Examples of social engineering and tips on how to prevent this type of attack happening to you.

Social engineering is the art of manipulating people so they give up confidential information.

The types of information these criminals are seeking can vary, but when individuals are targeted the cyber-criminals are usually trying to trick you into giving them your passwords or bank information, or access your computer to secretly install malicious software–that will give them access to your passwords and bank information as well as giving them control over your computer.

Criminals use social engineering because it is usually easier to exploit your natural instinct to trust.  For example, it is much easier to fool someone into giving you their password than it is for you to try brute forcing their password (unless the password is really weak and obvious).

Ask any security professional and they will tell you that the weakest link in the security chain is the human who accepts a person or scenario at face value. It doesn’t matter how many locks are on your doors and windows, or if have guard dogs with rabies, alarm systems, floodlights, fences with barbed wire, miniguns, and armed security personnel; if you trust the person at the gate who says he is the pizza delivery guy and you let him in without first checking to see if he is legitimate you are completely exposed to whatever risk he represents. He has bypassed your whoel security protocol and has gained access to exactly what you are trying to protect.

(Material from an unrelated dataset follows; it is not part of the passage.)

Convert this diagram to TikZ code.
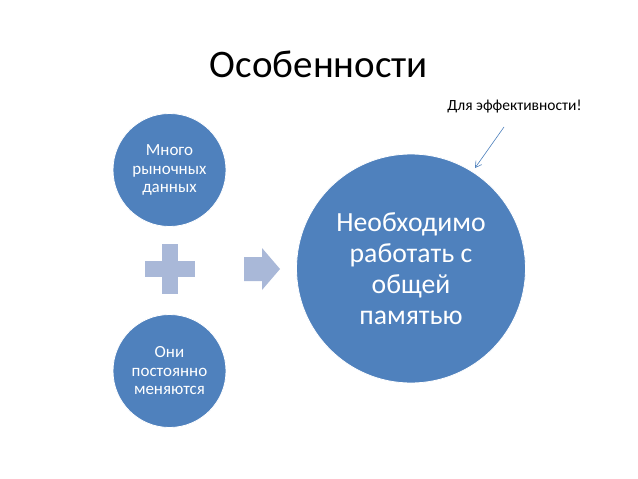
\documentclass[tikz,border=0pt]{standalone}
\usepackage{fontspec}
\setmainfont{Carlito}
\usetikzlibrary{arrows.meta}
\definecolor{cblue}{HTML}{4F81BD}
\definecolor{cpale}{HTML}{A9B8D8}
\definecolor{carrow}{HTML}{4A7EBB}
\tikzset{
  circ/.style={circle, fill=cblue, draw=white, line width=0.8pt, inner sep=0pt, text=white, align=center},
  smallc/.style={circ, minimum size=113pt, font=\fontsize{17}{18.5}\selectfont},
  bigc/.style={circ, minimum size=229pt, font=\fontsize{27.7}{31}\selectfont},
}
\begin{document}
\begin{tikzpicture}[x=1pt,y=-1pt]
\useasboundingbox (0,0) rectangle (638,479);
\node[font=\fontsize{39}{42}\selectfont] (title) at (319,64) {Особенности};
\node[smallc] (c1) at (169.5,170) {Много\\рыночных\\данных};
\node[smallc] (c2) at (169.5,371) {Они\\постоянно\\меняются};
\node[bigc] (c3) at (411,268.5) {Необходимо\\работать с\\общей\\памятью};
% plus
\fill[cpale] (161.5,244) rectangle (177.5,294);
\fill[cpale] (144.5,261) rectangle (194.5,277);
\coordinate (plus) at (169.5,269);
% block arrow
\fill[cpale] (244,257) -- (262,257) -- (262,248) -- (280,269) -- (262,290) -- (262,281) -- (244,281) -- cycle;
\node[font=\fontsize{15.5}{17}\selectfont] (note) at (514.5,107) {Для эффективности!};
\coordinate (ns) at (504,127);
\coordinate (ne) at (475,168);
\draw[carrow, line width=0.6pt, -{Straight Barb[length=6pt,width=7pt]}] (ns) -- (ne);
\end{tikzpicture}
\end{document}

What Does a Social Engineering Attack Look Like?

Email from a friend

If a criminal manages to hack or socially engineer a friends email and password they have access to that person’s contact list–and because most people use one password everywhere, they probably have access to that person’s social networking contacts as well. A hacker having control to your emial is fatal becasue they can access every account you own by simply doing ‘Forgotten my password’.

Once the criminal has that email account under their control, they send emails to all the person’s contacts or leave messages on all their friend’s social.

Taking advantage of your trust these messages will:

  • Contain a link that you just have to check out–and because the link comes from a friend and you’re curious, you’ll trust the link and click–and be infected with malware so the criminal can take over your computer system and collect your contacts info and deceive them just like you were deceived.
  • Contain a download of pictures, music, movie, documents that have malicious software embedded inside the code. If you download–which you are likely to do since you think it is from your friend–you become infected. Now, the criminal has access to your system, email account, social network accounts and contacts, and the attack spreads to everyone you know. This will then repeat until the attacker has completed what he wanted to do, or until someone realises what is going on.

Don’t become a victim!

Tips to Remember:

Slow down. Spammers want you to act first and think later. If the message shows a sense of urgency or uses high-pressure sales tactics be skeptical; never let their urgency influence your careful review.

Research the facts. Be suspicious of any unsolicited messages. If the email looks like it is from a company you use, do your own research. Use a search engine to go to the real company’s site, or a phone directory to find their phone number.

Email hijacking. Hackers, spammers, and social engineers taking over control of people’s email accounts (and other communication accounts) has become rampant. Once they control an email account, they prey on the trust of the person’s contacts. Even when the sender appears to be someone you know, if you aren’t expecting an email with a link or attachment check with your friend before opening links or downloading.

Beware of any download. If you don’t know the sender personally AND expect a file from them, downloading anything is a mistake. You can always check a download if it has viruses by using VirusTotal.

Foreign offers are fake. If you receive an email from a foreign lottery or sweepstakes, money from an unknown relative, or requests to transfer funds from a foreign country for a share of the money it is guaranteed to be a scam.